* START *

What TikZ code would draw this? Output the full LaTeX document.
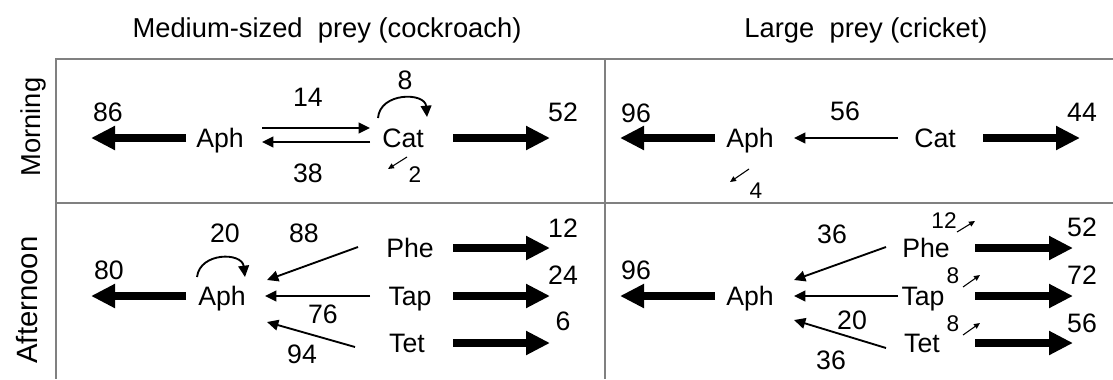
\documentclass[tikz,border=0pt]{standalone}
\usepackage{fontspec}
\setmainfont{Liberation Sans}
\usetikzlibrary{calc, arrows.meta}

\tikzset{
    lbl/.style={font=\fontsize{20}{22}\selectfont, inner sep=0pt, text height=14.3pt, text depth=0pt},
    small/.style={font=\fontsize{17}{19}\selectfont, inner sep=0pt, text height=12.2pt, text depth=0pt},
    head/.style={font=\fontsize{20.5}{23}\selectfont, inner sep=0pt},
    flow/.style={line width=1.4pt, -{Triangle[length=8.5pt, width=8pt]}},
    bigflow/.style={line width=6pt, -{Triangle[length=18pt, width=17pt]}},
    tinyflow/.style={line width=0.8pt, -{Triangle[length=4.5pt, width=4pt]}},
    frame/.style={draw=Gray, line width=1.5pt}
}
\colorlet{Gray}{black!50}

\begin{document}
\begin{tikzpicture}[x=0.75pt, y=-0.75pt]
    \useasboundingbox (0,0) rectangle (1113,379);
    % frame
    \draw[frame] (1113,59) -- (56,59) -- (56,379);
    \draw[frame] (56,203) -- (1113,203);
    \draw[frame] (605,59) -- (605,379);
    \node[head] (tmed) at (327,30) {Medium-sized\ \ prey (cockroach)};
    \node[head] (tlarge) at (866,30) {Large\ \ prey (cricket)};
    \node[head, rotate=90] (morn) at (33,127) {Morning};
    \node[head, rotate=90, font=\fontsize{22}{24}\selectfont] (aft) at (27,300) {Afternoon};

    % morning, cockroach
    \node[lbl] (aph1) at (220,138) {Aph};
    \node[lbl] (cat1) at (403,138) {Cat};
    \draw[bigflow] ($(aph1)+(-34,0)$) --++ (-95,0);
    \draw[flow] ($(aph1)+(42,-10)$) -- ($(cat1)+(-33,-10)$);
    \draw[flow] ($(cat1)+(-33,4)$) -- ($(aph1)+(42,4)$);
    \draw[flow] ($(cat1)+(-25,-20)$) .. controls ($(cat1)+(-23,-46)$) and ($(cat1)+(22,-46)$) .. ($(cat1)+(24,-21)$);
    \draw[tinyflow] ($(cat1)+(4,19)$) -- ($(cat1)+(-15,31)$);
    \draw[bigflow] ($(cat1)+(50,0)$) --++ (97,0);
    \node[lbl] (n86) at (108,112) {86};
    \node[lbl] (n14) at (308,97) {14};
    \node[lbl] (n38) at (308,173) {38};
    \node[lbl] (n8) at (405,80) {8};
    \node[small] (n2) at (415,174) {2};
    \node[lbl] (n52) at (563,112) {52};

    % morning, cricket
    \node[lbl] (aph2) at (750,138) {Aph};
    \node[lbl] (cat2) at (935,138) {Cat};
    \draw[bigflow] ($(aph2)+(-35,0)$) --++ (-95,0);
    \draw[flow] ($(cat2)+(-37,0)$) -- ($(aph2)+(44,0)$);
    \draw[tinyflow] ($(aph2)+(-1,31)$) -- ($(aph2)+(-20,44)$);
    \draw[bigflow] ($(cat2)+(48,0)$) --++ (97,0);
    \node[lbl] (n96) at (636,113) {96};
    \node[lbl] (n56) at (845,111) {56};
    \node[lbl] (n44) at (1082,112) {44};
    \node[small] (n4) at (756,190) {4};

    % afternoon, cockroach
    \node[lbl] (aph3) at (222,296) {Aph};
    \node[lbl] (phe3) at (410,248) {Phe};
    \node[lbl] (tap3) at (410,296) {Tap};
    \node[lbl] (tet3) at (407,343) {Tet};
    \draw[bigflow] ($(aph3)+(-36,0)$) --++ (-95,0);
    \draw[flow] ($(aph3)+(-25,-19)$) .. controls ($(aph3)+(-22,-44)$) and ($(aph3)+(20,-44)$) .. ($(aph3)+(23,-19)$);
    \draw[flow] ($(phe3)+(-52,-1)$) -- ($(aph3)+(45,-16)$);
    \draw[flow] ($(tap3)+(-40,0)$) -- ($(aph3)+(43,0)$);
    \draw[flow] ($(tet3)+(-52,4)$) -- ($(aph3)+(45,26)$);
    \draw[bigflow] ($(phe3)+(43,0)$) --++ (97,0);
    \draw[bigflow] ($(tap3)+(43,0)$) --++ (97,0);
    \draw[bigflow] ($(tet3)+(46,0)$) --++ (97,0);
    \node[lbl] (n80) at (109,270) {80};
    \node[lbl] (n20) at (225,233) {20};
    \node[lbl] (n88) at (304,233) {88};
    \node[lbl] (n76) at (323,314) {76};
    \node[lbl] (n94) at (302,354) {94};
    \node[lbl] (n12) at (563,228) {12};
    \node[lbl] (n24) at (563,275) {24};
    \node[lbl] (n6) at (563,321) {6};

    % afternoon, cricket
    \node[lbl] (aph4) at (750,296) {Aph};
    \node[lbl] (phe4) at (926,248) {Phe};
    \node[lbl] (tap4) at (923,296) {Tap};
    \node[lbl] (tet4) at (922,343) {Tet};
    \draw[bigflow] ($(aph4)+(-35,0)$) --++ (-95,0);
    \draw[flow] ($(phe4)+(-40,-1)$) -- ($(aph4)+(44,-16)$);
    \draw[flow] ($(tap4)+(-25,0)$) -- ($(aph4)+(44,0)$);
    \draw[flow] ($(tet4)+(-36,5)$) -- ($(aph4)+(44,24)$);
    \draw[tinyflow] ($(phe4)+(31,-16)$) -- ($(phe4)+(49,-27)$);
    \draw[tinyflow] ($(tap4)+(40,-9)$) -- ($(tap4)+(57,-21)$);
    \draw[tinyflow] ($(tet4)+(41,-8)$) -- ($(tet4)+(58,-20)$);
    \draw[bigflow] ($(phe4)+(49,0)$) --++ (98,0);
    \draw[bigflow] ($(tap4)+(52,0)$) --++ (98,0);
    \draw[bigflow] ($(tet4)+(53,0)$) --++ (98,0);
    \node[lbl] (n96b) at (636,270) {96};
    \node[lbl] (n36) at (832,234) {36};
    \node[lbl] (n20b) at (852,320) {20};
    \node[lbl] (n36b) at (831,360) {36};
    \node[small] (n12b) at (944,220) {12};
    \node[small] (n8b) at (953,275) {8};
    \node[small] (n8c) at (953,323) {8};
    \node[lbl] (n52b) at (1082,227) {52};
    \node[lbl] (n72) at (1082,275) {72};
    \node[lbl] (n56b) at (1082,323) {56};
\end{tikzpicture}
\end{document}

* END *

Leave out the pictures and output the rest of the material exactly as written.

FINAL RESULT:
What TikZ code would draw this? Output the full LaTeX document.
\documentclass[tikz,border=0pt]{standalone}
\usepackage{fontspec}
\setmainfont{Liberation Sans}
\usetikzlibrary{calc, arrows.meta}

\tikzset{
    lbl/.style={font=\fontsize{20}{22}\selectfont, inner sep=0pt, text height=14.3pt, text depth=0pt},
    small/.style={font=\fontsize{17}{19}\selectfont, inner sep=0pt, text height=12.2pt, text depth=0pt},
    head/.style={font=\fontsize{20.5}{23}\selectfont, inner sep=0pt},
    flow/.style={line width=1.4pt, -{Triangle[length=8.5pt, width=8pt]}},
    bigflow/.style={line width=6pt, -{Triangle[length=18pt, width=17pt]}},
    tinyflow/.style={line width=0.8pt, -{Triangle[length=4.5pt, width=4pt]}},
    frame/.style={draw=Gray, line width=1.5pt}
}
\colorlet{Gray}{black!50}

\begin{document}
\begin{tikzpicture}[x=0.75pt, y=-0.75pt]
    \useasboundingbox (0,0) rectangle (1113,379);
    % frame
    \draw[frame] (1113,59) -- (56,59) -- (56,379);
    \draw[frame] (56,203) -- (1113,203);
    \draw[frame] (605,59) -- (605,379);
    \node[head] (tmed) at (327,30) {Medium-sized\ \ prey (cockroach)};
    \node[head] (tlarge) at (866,30) {Large\ \ prey (cricket)};
    \node[head, rotate=90] (morn) at (33,127) {Morning};
    \node[head, rotate=90, font=\fontsize{22}{24}\selectfont] (aft) at (27,300) {Afternoon};

    % morning, cockroach
    \node[lbl] (aph1) at (220,138) {Aph};
    \node[lbl] (cat1) at (403,138) {Cat};
    \draw[bigflow] ($(aph1)+(-34,0)$) --++ (-95,0);
    \draw[flow] ($(aph1)+(42,-10)$) -- ($(cat1)+(-33,-10)$);
    \draw[flow] ($(cat1)+(-33,4)$) -- ($(aph1)+(42,4)$);
    \draw[flow] ($(cat1)+(-25,-20)$) .. controls ($(cat1)+(-23,-46)$) and ($(cat1)+(22,-46)$) .. ($(cat1)+(24,-21)$);
    \draw[tinyflow] ($(cat1)+(4,19)$) -- ($(cat1)+(-15,31)$);
    \draw[bigflow] ($(cat1)+(50,0)$) --++ (97,0);
    \node[lbl] (n86) at (108,112) {86};
    \node[lbl] (n14) at (308,97) {14};
    \node[lbl] (n38) at (308,173) {38};
    \node[lbl] (n8) at (405,80) {8};
    \node[small] (n2) at (415,174) {2};
    \node[lbl] (n52) at (563,112) {52};

    % morning, cricket
    \node[lbl] (aph2) at (750,138) {Aph};
    \node[lbl] (cat2) at (935,138) {Cat};
    \draw[bigflow] ($(aph2)+(-35,0)$) --++ (-95,0);
    \draw[flow] ($(cat2)+(-37,0)$) -- ($(aph2)+(44,0)$);
    \draw[tinyflow] ($(aph2)+(-1,31)$) -- ($(aph2)+(-20,44)$);
    \draw[bigflow] ($(cat2)+(48,0)$) --++ (97,0);
    \node[lbl] (n96) at (636,113) {96};
    \node[lbl] (n56) at (845,111) {56};
    \node[lbl] (n44) at (1082,112) {44};
    \node[small] (n4) at (756,190) {4};

    % afternoon, cockroach
    \node[lbl] (aph3) at (222,296) {Aph};
    \node[lbl] (phe3) at (410,248) {Phe};
    \node[lbl] (tap3) at (410,296) {Tap};
    \node[lbl] (tet3) at (407,343) {Tet};
    \draw[bigflow] ($(aph3)+(-36,0)$) --++ (-95,0);
    \draw[flow] ($(aph3)+(-25,-19)$) .. controls ($(aph3)+(-22,-44)$) and ($(aph3)+(20,-44)$) .. ($(aph3)+(23,-19)$);
    \draw[flow] ($(phe3)+(-52,-1)$) -- ($(aph3)+(45,-16)$);
    \draw[flow] ($(tap3)+(-40,0)$) -- ($(aph3)+(43,0)$);
    \draw[flow] ($(tet3)+(-52,4)$) -- ($(aph3)+(45,26)$);
    \draw[bigflow] ($(phe3)+(43,0)$) --++ (97,0);
    \draw[bigflow] ($(tap3)+(43,0)$) --++ (97,0);
    \draw[bigflow] ($(tet3)+(46,0)$) --++ (97,0);
    \node[lbl] (n80) at (109,270) {80};
    \node[lbl] (n20) at (225,233) {20};
    \node[lbl] (n88) at (304,233) {88};
    \node[lbl] (n76) at (323,314) {76};
    \node[lbl] (n94) at (302,354) {94};
    \node[lbl] (n12) at (563,228) {12};
    \node[lbl] (n24) at (563,275) {24};
    \node[lbl] (n6) at (563,321) {6};

    % afternoon, cricket
    \node[lbl] (aph4) at (750,296) {Aph};
    \node[lbl] (phe4) at (926,248) {Phe};
    \node[lbl] (tap4) at (923,296) {Tap};
    \node[lbl] (tet4) at (922,343) {Tet};
    \draw[bigflow] ($(aph4)+(-35,0)$) --++ (-95,0);
    \draw[flow] ($(phe4)+(-40,-1)$) -- ($(aph4)+(44,-16)$);
    \draw[flow] ($(tap4)+(-25,0)$) -- ($(aph4)+(44,0)$);
    \draw[flow] ($(tet4)+(-36,5)$) -- ($(aph4)+(44,24)$);
    \draw[tinyflow] ($(phe4)+(31,-16)$) -- ($(phe4)+(49,-27)$);
    \draw[tinyflow] ($(tap4)+(40,-9)$) -- ($(tap4)+(57,-21)$);
    \draw[tinyflow] ($(tet4)+(41,-8)$) -- ($(tet4)+(58,-20)$);
    \draw[bigflow] ($(phe4)+(49,0)$) --++ (98,0);
    \draw[bigflow] ($(tap4)+(52,0)$) --++ (98,0);
    \draw[bigflow] ($(tet4)+(53,0)$) --++ (98,0);
    \node[lbl] (n96b) at (636,270) {96};
    \node[lbl] (n36) at (832,234) {36};
    \node[lbl] (n20b) at (852,320) {20};
    \node[lbl] (n36b) at (831,360) {36};
    \node[small] (n12b) at (944,220) {12};
    \node[small] (n8b) at (953,275) {8};
    \node[small] (n8c) at (953,323) {8};
    \node[lbl] (n52b) at (1082,227) {52};
    \node[lbl] (n72) at (1082,275) {72};
    \node[lbl] (n56b) at (1082,323) {56};
\end{tikzpicture}
\end{document}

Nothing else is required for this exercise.